**Job:** Pick out each line below containing "this".

Extracted data entries:
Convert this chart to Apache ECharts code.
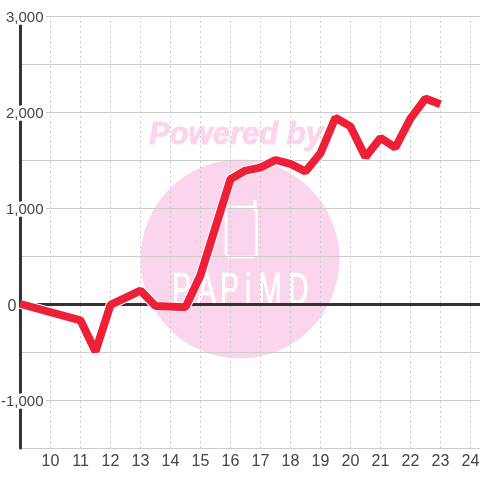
<!DOCTYPE html>
<html><head><meta charset="utf-8">
<style>html,body{margin:0;padding:0;background:#fff}#c{width:480px;height:480px}</style>
<script src="https://cdn.jsdelivr.net/npm/echarts@6/dist/echarts.min.js"></script>
</head><body><div id="c"></div>
<script>
const hours = [9,11,11.5,12,13,13.5,14.5,15,16,16.5,17,17.5,18,18.5,19,19.5,20,20.5,21,21.5,22,22.5,23];
const values = [0,-170,-495,-10,140,-20,-35,300,1300,1390,1420,1500,1460,1380,1570,1940,1850,1530,1730,1630,1930,2140,2080];
const points = hours.map((h,i)=>[h,values[i]]);
const pink = '#fbd5ec';
const logoLetters = [['P',172],['A',197],['P',220],['i',245],['M',258],['D',288]];
const chart = echarts.init(document.getElementById('c'),null,{renderer:'canvas'});
chart.setOption({
  animation:false,
  backgroundColor:'#fff',
  grid:{left:20.5,right:0,top:16,bottom:32,containLabel:false,outerBoundsMode:'none'},
  xAxis:{type:'value',min:9,max:24.32,interval:1,
    axisLine:{show:true,onZero:true,lineStyle:{color:'#333',width:3}},
    axisTick:{show:false},
    axisLabel:{show:true,showMinLabel:false,showMaxLabel:false,color:'#444',fontFamily:'Liberation Sans',fontSize:16,margin:6},
    splitLine:{show:true,showMinLine:false,showMaxLine:false,lineStyle:{color:'#ccc',width:1,type:[2,3]}}},
  yAxis:{type:'value',min:-1500,max:3000,interval:500,
    axisLine:{show:true,lineStyle:{color:'#333',width:3}},
    axisTick:{show:false},
    axisLabel:{inside:true,margin:23,align:'right',color:'#444',fontFamily:'Liberation Sans',fontSize:15,
      textBorderColor:'#fff',textBorderWidth:6,padding:[3,0,0,0],
      showMinLabel:false,
      rich:{z:{fontFamily:'Liberation Sans',fontSize:16,color:'#444',padding:[3,27,0,0]}},
      formatter:v=> v===0 ? '{z|0}' : (v%1000===0 ? echarts.format.addCommas(v) : '')},
    splitLine:{show:true,lineStyle:{color:'#ccc',width:1}}},
  graphic:[
    {type:'circle',z:-10,shape:{cx:240,cy:259,r:99.5},style:{fill:pink}},
    {type:'text',z:-9,x:149,y:120,style:{text:'Powered by',fill:pink,stroke:pink,lineWidth:1,font:'italic bold 31px "Liberation Sans"'}},
    {type:'rect',z:-9,shape:{x:226,y:207,width:30.5,height:50,r:4},style:{fill:'none',stroke:'#fff',lineWidth:2.5}},
    {type:'line',z:-9,shape:{x1:255,y1:201,x2:255,y2:209},style:{stroke:'#fff',lineWidth:3,lineCap:'round'}},
    ...logoLetters.map(([t,x])=>({type:'text',z:-9,x:x,y:270,scaleX:0.65,style:{text:t,fill:'#fff',stroke:'#fff',lineWidth:0.7,font:'44px "Liberation Sans"'}}))
  ],
  series:[
    {type:'line',data:points,showSymbol:false,silent:true,z:3,lineStyle:{color:'#fff',width:10}},
    {type:'line',data:points,showSymbol:false,silent:true,z:4,lineStyle:{color:'#ee2038',width:8}}
  ]
});
</script></body></html>
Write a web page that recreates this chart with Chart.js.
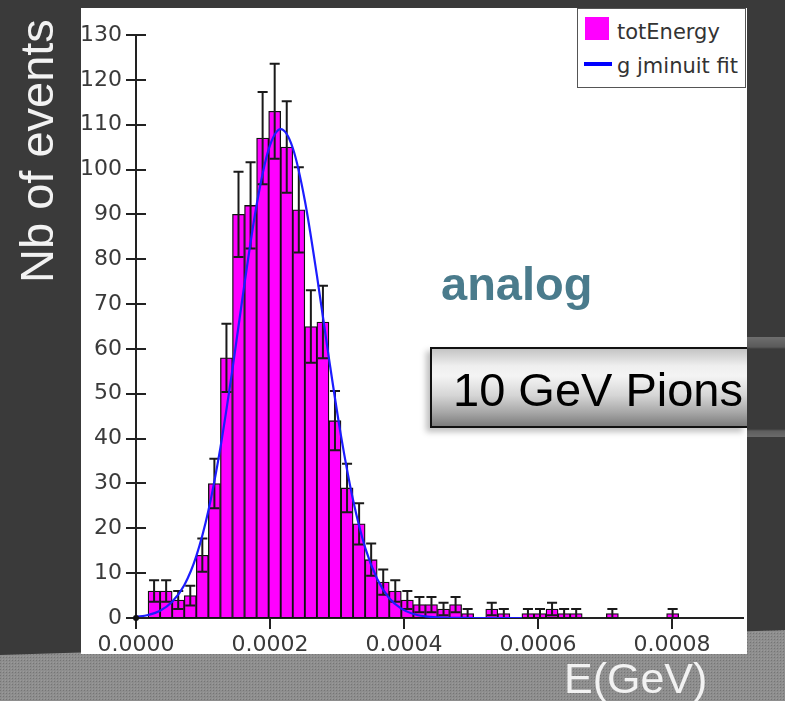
<!DOCTYPE html>
<html><head><meta charset="utf-8">
<script src="https://cdn.jsdelivr.net/npm/chart.js@4.4.1/dist/chart.umd.min.js"></script>
<style>
html,body{margin:0;padding:0;width:785px;height:701px;overflow:hidden;background:#3a3a3a;}
#band{position:absolute;left:0;top:0;}
#panel{position:absolute;left:81px;top:8px;width:666px;height:646px;background:#fff;}
#wrap{position:absolute;left:0;top:0;width:785px;height:701px;}
canvas{display:block;}
.t{position:absolute;white-space:nowrap;line-height:1;font-family:'Liberation Sans',Arial,sans-serif;}
#ylab{left:13px;top:283px;transform-origin:0 0;transform:rotate(-90deg);font-size:47px;color:#f2f2f2;}
#xlab{left:564px;top:657px;font-size:43px;color:#f2f2f2;}
#analog{left:441px;top:260px;font-size:47px;font-weight:bold;color:#4a7b8c;}
#pstrip{position:absolute;left:747px;top:337px;width:38px;height:100px;
  background:linear-gradient(to bottom,#6e6e6e 0px,#5a5a5a 10px,#3a3a3a 12px,#3a3a3a 92px,#5e5e5e 94px,#6a6a6a 100px);}
#pbox{position:absolute;left:430px;top:347px;width:317px;height:81px;box-sizing:border-box;border:2px solid #111;border-right:none;
  background:linear-gradient(to bottom,#c4c4c4 0%,#efefef 22%,#f4f4f4 35%,#d6d6d6 60%,#a8a8a8 82%,#7c7c7c 100%);
  box-shadow:-4px 4px 6px rgba(0,0,0,0.25);}
#pions{left:453px;top:366px;font-size:47px;color:#000;}
#legend{position:absolute;left:577px;top:8px;width:169px;height:80px;box-sizing:border-box;border:1px solid #555;background:#fff;}
.li{position:absolute;font-family:'DejaVu Sans',sans-serif;font-size:21px;line-height:1;color:#333;white-space:nowrap;}
</style>
</head>
<body>
<svg id="band" width="785" height="701">
  <defs>
    <pattern id="dots" width="3" height="3" patternUnits="userSpaceOnUse">
      <rect width="3" height="3" fill="#8e8e8e"/>
      <rect width="1" height="1" fill="#757575"/>
      <rect x="2" y="2" width="1" height="1" fill="#9a9a9a"/>
    </pattern>
  </defs>
  <path d="M0,655 Q420,642 785,630 L785,701 L0,701 Z" fill="url(#dots)"/>
</svg>
<div id="panel"></div>
<div id="wrap"><canvas id="c" width="785" height="701"></canvas></div>
<div id="legend"></div>
<div class="t" id="analog">analog</div>
<div id="pstrip"></div>
<div id="pbox"></div>
<div class="t" id="pions">10 GeV Pions</div>
<div class="t" id="ylab">Nb of events</div>
<div class="t" id="xlab">E(GeV)</div>
<script>
// ---- data ----
const binCenters = [9e-6,27e-6,45e-6,63e-6,81e-6,99e-6,117e-6,135e-6,153e-6,171e-6,
  189e-6,207e-6,225e-6,243e-6,261e-6,279e-6,297e-6,315e-6,333e-6,351e-6,
  369e-6,387e-6,405e-6,423e-6,441e-6,459e-6,477e-6,495e-6,513e-6,531e-6,
  549e-6,567e-6,585e-6,603e-6,621e-6,639e-6,657e-6,675e-6,693e-6,711e-6,
  729e-6,747e-6,765e-6,783e-6,801e-6,819e-6,837e-6,855e-6,873e-6,891e-6];
const counts = [0,6,6,4,5,14,30,58,90,92,
  107,113,105,91,65,66,44,29,21,13,
  8,6,4,3,3,2,3,1,0,2,
  1,0,1,1,2,1,1,0,0,1,
  0,0,0,0,1,0,0,0,0,0];
const errors = [0,2.4,2.4,2.0,2.2,3.7,5.5,7.6,9.5,9.6,
  10.3,10.6,10.2,9.5,8.1,8.1,6.6,5.4,4.6,3.6,
  2.8,2.4,2.0,1.7,1.7,1.4,1.7,1.0,0,1.4,
  1.0,0,1.0,1.0,1.4,1.0,1.0,0,0,1.0,
  0,0,0,0,1.0,0,0,0,0,0];
const fitX = [0,18e-6,36e-6,54e-6,72e-6,90e-6,108e-6,126e-6,144e-6,162e-6,180e-6,198e-6,216e-6,
  234e-6,252e-6,270e-6,288e-6,306e-6,324e-6,342e-6,360e-6,378e-6,396e-6,414e-6,432e-6,
  450e-6,468e-6,486e-6,504e-6,522e-6,540e-6,558e-6,576e-6];
const fitY = [0.25,0.67,1.6,3.6,7.3,13.8,23.9,38.0,55.5,74.6,92.1,104.5,109,
  104.8,93.1,76.4,57.9,40.6,26.3,15.7,8.7,4.4,2.1,0.9,0.37,
  0.14,0.05,0.02,0,0,0,0,0];
const xTicks = [0,0.0002,0.0004,0.0006,0.0008];
const xTickLabels = ['0.0000','0.0002','0.0004','0.0006','0.0008'];
const yTicks = [0,10,20,30,40,50,60,70,80,90,100,110,120,130];
const seriesNames = ['totEnergy','g jminuit fit'];

const AX = '#222';
const tickFont = {family:'DejaVu Sans', size:22};

const errorBars = {
  id:'errorBars',
  afterDatasetDraw(chart, args){
    if (args.index !== 1) return;
    const ctx = chart.ctx, y = chart.scales.y;
    ctx.save();
    ctx.strokeStyle = '#1a1a1a';
    ctx.lineWidth = 2;
    args.meta.data.forEach((bar, i) => {
      if (!counts[i]) return;
      const hw = bar.width/2;
      const yh = y.getPixelForValue(counts[i]+errors[i]);
      const yl = y.getPixelForValue(counts[i]-errors[i]);
      ctx.beginPath();
      ctx.moveTo(bar.x, yh); ctx.lineTo(bar.x, yl);
      ctx.moveTo(bar.x-hw+1, yh); ctx.lineTo(bar.x+hw-1, yh);
      ctx.moveTo(bar.x-hw+1, yl); ctx.lineTo(bar.x+hw-1, yl);
      ctx.stroke();
    });
    ctx.restore();
  }
};
const tickMarks = {
  id:'tickMarks',
  afterDraw(chart){
    const ctx = chart.ctx, a = chart.chartArea, xs = chart.scales.x, ys = chart.scales.y;
    ctx.save();
    ctx.strokeStyle = AX; ctx.lineWidth = 2;
    ctx.beginPath();
    ys.ticks.forEach(t => { const p = Math.round(ys.getPixelForValue(t.value)); ctx.moveTo(a.left-10,p); ctx.lineTo(a.left+10,p); });
    xs.ticks.forEach(t => { const p = Math.round(xs.getPixelForValue(t.value)); ctx.moveTo(p,a.bottom); ctx.lineTo(p,a.bottom+11); });
    ctx.stroke();
    ctx.fillStyle = '#111';
    ctx.beginPath();
    ctx.arc(xs.getPixelForValue(fitX[0]), ys.getPixelForValue(0), 3, 0, Math.PI*2);
    ctx.fill();
    ctx.restore();
  }
};

const chart = new Chart(document.getElementById('c'), {
  type:'bar',
  data:{
    datasets:[
      {type:'line', label:seriesNames[1], order:0,
       data:fitX.map((x,i)=>({x, y:fitY[i]})),
       borderColor:'#1c1cff', borderWidth:2.2, pointRadius:0, fill:false,
       cubicInterpolationMode:'monotone'},
      {type:'bar', label:seriesNames[0], order:1,
       data:binCenters.map((x,i)=>({x, y:counts[i]})),
       backgroundColor:'#ff00ff', borderColor:'#111', borderWidth:1.3, borderSkipped:false,
       barPercentage:1, categoryPercentage:1}
    ]
  },
  options:{
    responsive:false, animation:false, devicePixelRatio:1,
    layout:{padding:{left:0, top:35, right:42, bottom:0}},
    plugins:{legend:{display:false}, tooltip:{enabled:false}},
    scales:{
      x:{type:'linear', min:0, max:0.000906, offset:false,
         grid:{display:false, drawTicks:true, tickLength:9},
         border:{display:true, color:AX, width:2},
         ticks:{font:tickFont, color:'#3a3a3a', padding:5, maxRotation:0, autoSkip:false,
                callback:(v)=>{const k=xTicks.indexOf(v); return k>=0?xTickLabels[k]:'';}},
         afterBuildTicks:(s)=>{s.ticks = xTicks.map(v=>({value:v}));},
         afterFit:(s)=>{s.height = 83;}},
      y:{min:0, max:130,
         grid:{display:false, drawTicks:true, tickLength:10},
         border:{display:true, color:AX, width:2},
         ticks:{font:tickFont, color:'#3a3a3a', padding:4},
         afterBuildTicks:(s)=>{s.ticks = yTicks.map(v=>({value:v}));},
         afterFit:(s)=>{s.width = 136;}}
    }
  },
  plugins:[errorBars, tickMarks]
});

// legend built from the datasets
const lg = document.getElementById('legend');
const bd = chart.data.datasets[1], ld = chart.data.datasets[0];
lg.innerHTML =
  '<div style="position:absolute;left:7px;top:8px;width:24px;height:23px;background:'+bd.backgroundColor+'"></div>'+
  '<div class="li" style="left:39px;top:13px">'+bd.label+'</div>'+
  '<div style="position:absolute;left:6px;top:53px;width:28px;height:4px;background:#0000ff"></div>'+
  '<div class="li" style="left:39px;top:47px">'+ld.label+'</div>';
</script>
</body></html>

**Answer for the task:**
Convert this chart to Apache ECharts code.
Write a web page that recreates this chart with Chart.js.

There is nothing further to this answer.